1. Your search agency may also be representing your competitors, and artificially inflating click through rates (and increasing its own profit) at your expense.
2. Your account may be managed by a young, inexperienced person using a very formulaic approach.
The first situation results from what we (Work Media) consider unethical behavior, which is representing multiple clients who are direct competitors. How can a search agency honestly represent a company and manage its pay-per-click marketing campaign as aggressively and efficiently as possible when it also represents competitors?

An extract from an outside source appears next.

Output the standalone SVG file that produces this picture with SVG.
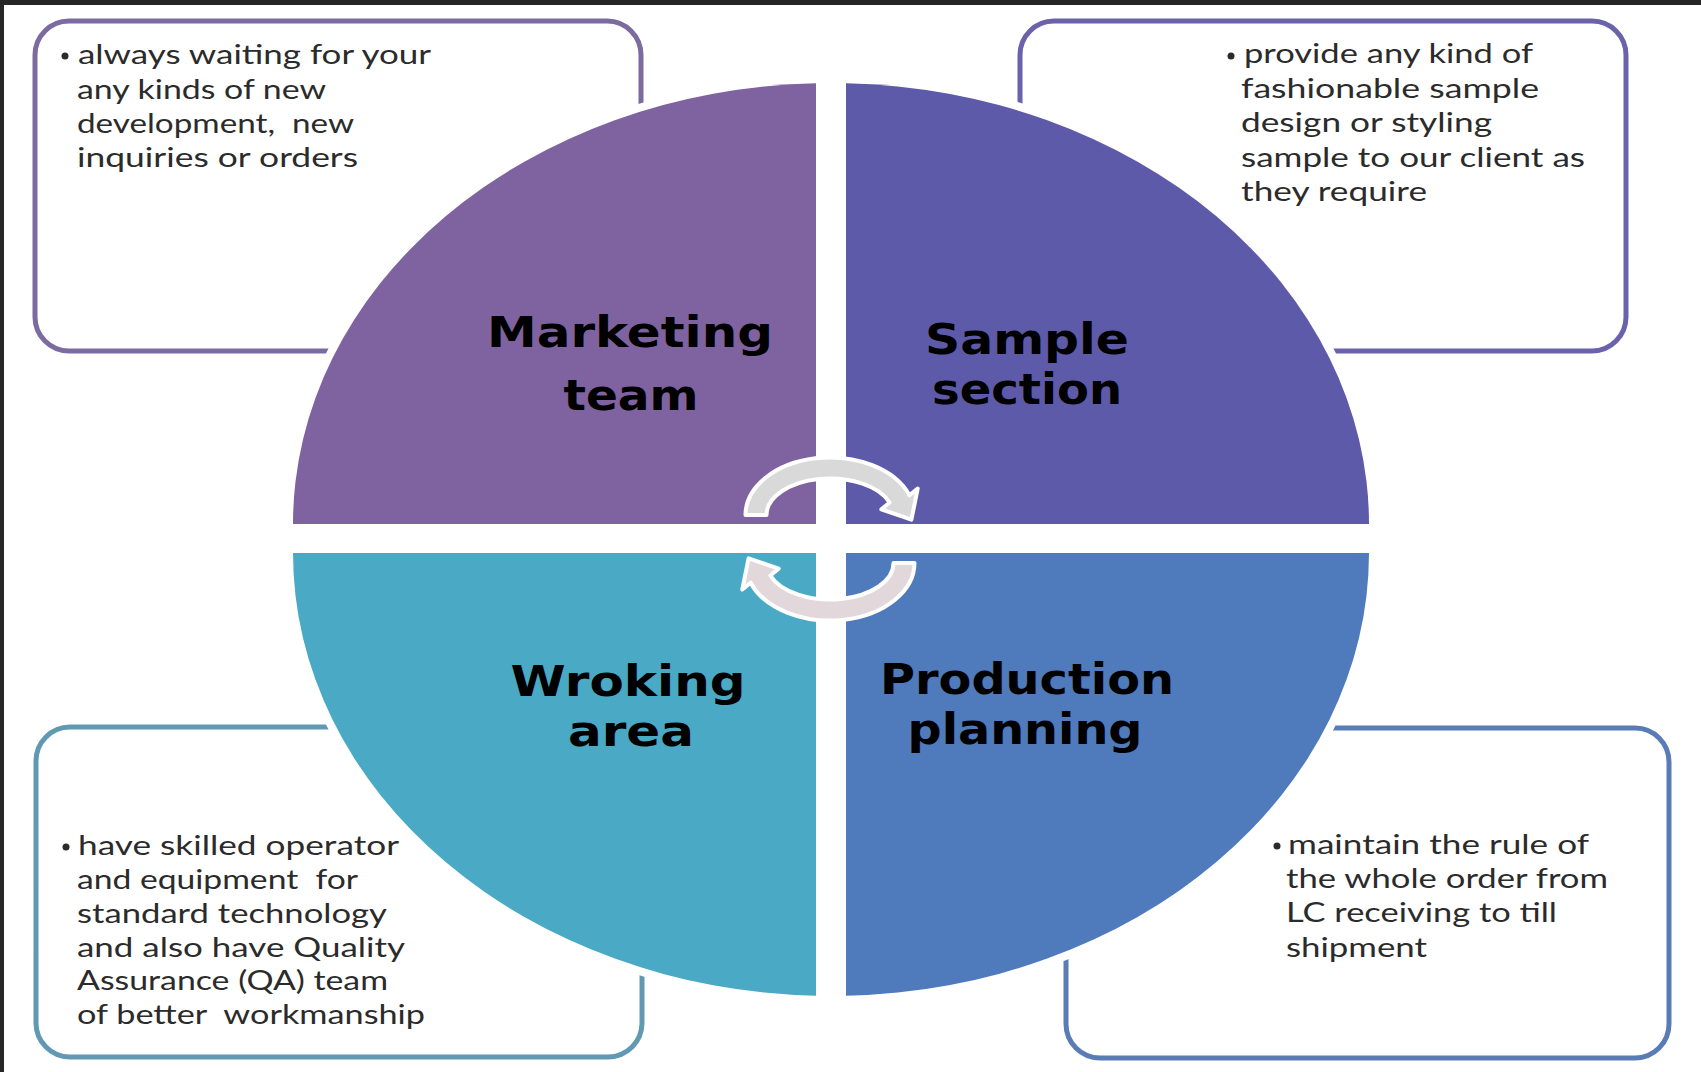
<svg xmlns="http://www.w3.org/2000/svg" xmlns:xlink="http://www.w3.org/1999/xlink" width="1701" height="1072" viewBox="0 0 1701 1072">
  <style>
    .box { fill: #ffffff; stroke-width: 5; }
    .quad { stroke: #ffffff; stroke-width: 16; paint-order: stroke; stroke-linejoin: round; }
    .title { font-family: "DejaVu Sans", "Liberation Sans", sans-serif; font-weight: bold; font-size: 42px; fill: #000000; text-anchor: middle; }
    .body { font-family: Lato, "Open Sans", "Liberation Sans", sans-serif; font-size: 27px; fill: #2b2b2b; white-space: pre; }
    .bullet { fill: #2b2b2b; }
    .arrowTop { fill: #d9d9d9; stroke: #ffffff; stroke-width: 4; stroke-linejoin: round; }
    .arrowBot { fill: #e2d8dc; stroke: #ffffff; stroke-width: 4; stroke-linejoin: round; }
  </style>
  <defs>
    <path id="circArrow" d="M -84.5,0 A 84.5,57.5 0 0 1 79.4,-19.7 L 87.7,-26.5 L 81.4,4.7 L 51.3,-5.7 L 59.7,-12.5 A 63.5,36.5 0 0 0 -63.5,0 Z"/>
  </defs>

  <rect x="0" y="0" width="1701" height="1072" fill="#ffffff"/>
  <rect x="0" y="0" width="1701" height="5" fill="#262626"/>
  <rect x="0" y="0" width="4" height="1072" fill="#262626"/>

  <!-- Description boxes -->
  <g id="box-marketing">
    <rect class="box" x="35" y="21" width="606" height="330" rx="34" stroke="#7c6ba0"/>
  </g>
  <g id="box-sample">
    <rect class="box" x="1020" y="21" width="606" height="330" rx="34" stroke="#6a62ab"/>
  </g>
  <g id="box-working">
    <rect class="box" x="36" y="727" width="606" height="330" rx="34" stroke="#6199b3"/>
  </g>
  <g id="box-production">
    <rect class="box" x="1066" y="728" width="603" height="330" rx="34" stroke="#5a7cb6"/>
  </g>

  <!-- Quadrants -->
  <g id="node-marketing">
    <path class="quad" fill="#7f63a1" d="M 816,524 H 293 A 538,441 0 0 1 816,83.2 Z"/>
    <text class="title" x="630" y="347" textLength="286" lengthAdjust="spacingAndGlyphs">Marketing</text>
    <text class="title" x="631" y="410" textLength="135" lengthAdjust="spacingAndGlyphs">team</text>
  </g>
  <g id="node-sample">
    <path class="quad" fill="#5e5aaa" d="M 846,524 V 83.2 A 538,441 0 0 1 1369,524 Z"/>
    <text class="title" x="1027" y="354" textLength="204" lengthAdjust="spacingAndGlyphs">Sample</text>
    <text class="title" x="1027" y="404" textLength="190" lengthAdjust="spacingAndGlyphs">section</text>
  </g>
  <g id="node-working">
    <path class="quad" fill="#4aaac6" d="M 816,553 H 293 A 538,443 0 0 0 816,995.8 Z"/>
    <text class="title" x="628" y="696" textLength="235" lengthAdjust="spacingAndGlyphs">Wroking</text>
    <text class="title" x="631" y="746" textLength="126" lengthAdjust="spacingAndGlyphs">area</text>
  </g>
  <g id="node-production">
    <path class="quad" fill="#4f7abb" d="M 846,553 H 1369 A 538,443 0 0 1 846,995.8 Z"/>
    <text class="title" x="1027" y="694" textLength="294" lengthAdjust="spacingAndGlyphs">Production</text>
    <text class="title" x="1025" y="744" textLength="235" lengthAdjust="spacingAndGlyphs">planning</text>
  </g>

  <!-- Connectors: circular arrows -->
  <g id="connectors">
    <use xlink:href="#circArrow" href="#circArrow" class="arrowTop" transform="translate(830,515)"/>
    <use xlink:href="#circArrow" href="#circArrow" class="arrowBot" transform="translate(830,563) rotate(180)"/>
  </g>

  <!-- Box texts -->
  <g id="text-marketing">
    <circle class="bullet" cx="65" cy="56" r="3.5"/>
    <text class="body" x="78" y="64" textLength="353" lengthAdjust="spacingAndGlyphs">always waiting for your</text>
    <text class="body" x="77" y="99" textLength="249" lengthAdjust="spacingAndGlyphs">any kinds of new</text>
    <text class="body" x="77" y="133" textLength="277" lengthAdjust="spacingAndGlyphs">development,  new</text>
    <text class="body" x="77" y="167" textLength="281" lengthAdjust="spacingAndGlyphs">inquiries or orders</text>
  </g>
  <g id="text-sample">
    <circle class="bullet" cx="1231" cy="56" r="3.5"/>
    <text class="body" x="1244" y="63" textLength="289" lengthAdjust="spacingAndGlyphs">provide any kind of</text>
    <text class="body" x="1241" y="98" textLength="298" lengthAdjust="spacingAndGlyphs">fashionable sample</text>
    <text class="body" x="1241" y="132" textLength="251" lengthAdjust="spacingAndGlyphs">design or styling</text>
    <text class="body" x="1241" y="167" textLength="344" lengthAdjust="spacingAndGlyphs">sample to our client as</text>
    <text class="body" x="1241" y="201" textLength="186" lengthAdjust="spacingAndGlyphs">they require</text>
  </g>
  <g id="text-working">
    <circle class="bullet" cx="66" cy="847" r="3.5"/>
    <text class="body" x="78" y="855" textLength="321" lengthAdjust="spacingAndGlyphs">have skilled operator</text>
    <text class="body" x="77" y="889" textLength="281" lengthAdjust="spacingAndGlyphs">and equipment  for</text>
    <text class="body" x="77" y="923" textLength="310" lengthAdjust="spacingAndGlyphs">standard technology</text>
    <text class="body" x="77" y="957" textLength="328" lengthAdjust="spacingAndGlyphs">and also have Quality</text>
    <text class="body" x="77" y="990" textLength="311" lengthAdjust="spacingAndGlyphs">Assurance (QA) team</text>
    <text class="body" x="77" y="1024" textLength="348" lengthAdjust="spacingAndGlyphs">of better  workmanship</text>
  </g>
  <g id="text-production">
    <circle class="bullet" cx="1277" cy="846" r="3.5"/>
    <text class="body" x="1288" y="854" textLength="301" lengthAdjust="spacingAndGlyphs">maintain the rule of</text>
    <text class="body" x="1286" y="888" textLength="322" lengthAdjust="spacingAndGlyphs">the whole order from</text>
    <text class="body" x="1286" y="922" textLength="271" lengthAdjust="spacingAndGlyphs">LC receiving to till</text>
    <text class="body" x="1286" y="957" textLength="141" lengthAdjust="spacingAndGlyphs">shipment</text>
  </g>
</svg>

We recently had discussions with a law firm in California paying unusually high click-through rates in its pay-per-click campaign. This firm and one other firm seemed to be in a bidding war for the top spot. The third spot for the same search phrase was much more reasonably priced. As it turns out, the two firms competing for the top spot, and running up exhorbitant rates, were represented by the same search marketing firm. This search marketing company could have easily had the two law firms ranked one and two by bidding slightly above the third highest bid. But instead, the company chose to bid the two firms against one another, artificially raising the click-through prices, and making a much larger fee for itself. We were very bothered by this highly unethicial behavior. The lesson here is make sure your search marketing firm does not also represent your competition.
The second situation above often results from hiring a very large agency. People skilled in managing pay-per-click marketing campaigns are hard to find. So large firms often hire as many young people as they can with the idea of training them to manage the campaigns. But this usually involves plugging them into a highly formulaic system that will result in unoriginal ad copy and inefficient bid management. You may be better off hiring a small firm with just a few people on its staff. You may get much more personal (and professional) attention paid to your account this way.
If you have the time, you should perform a search for every keyword phrase your search firm is promoting for you, and check out the ad. Make sure the ad appears, foremost, and then that the copy is strong. And make sure there are no mistakes. We have dealt with a third party firm that actually had the wrong web address in the ads. The page that the ad linked to was valid, but the copy of the ad contained a web address that was incorrect - very poor for your branding efforts. If nothing else, you want people to know your correct web address. If you have landing pages created for your search ads (which we highly recommend) make sure clicking on the ads takes you to the right pages. If your cost per click is too high to justify clicking your own ads, you should at least do a spot check.
You should discuss a target return on ad spend (ROAS) with your search firm, and make sure they provide you with adequate reporting so you will know how the firm is doing. For example, a typical target ROAS may be 5 - 7x, although this may vary widely from industry to industry. ROAS is the multiple of revenue generated to money spent on the ads. In other words, if you spend $10,000 on ads that generated $50,000 in revenue, then your RAOS is 5 ($50,000 divided by $10,000).
You just need to make sure you know your firm very well. Make sure they're not representing your competition. Ask the firm exactly who will be managing your campaign. If you don't get a good feeling about the firm, don't hire it. You're much better off either doing it yourself or looking for a different firm.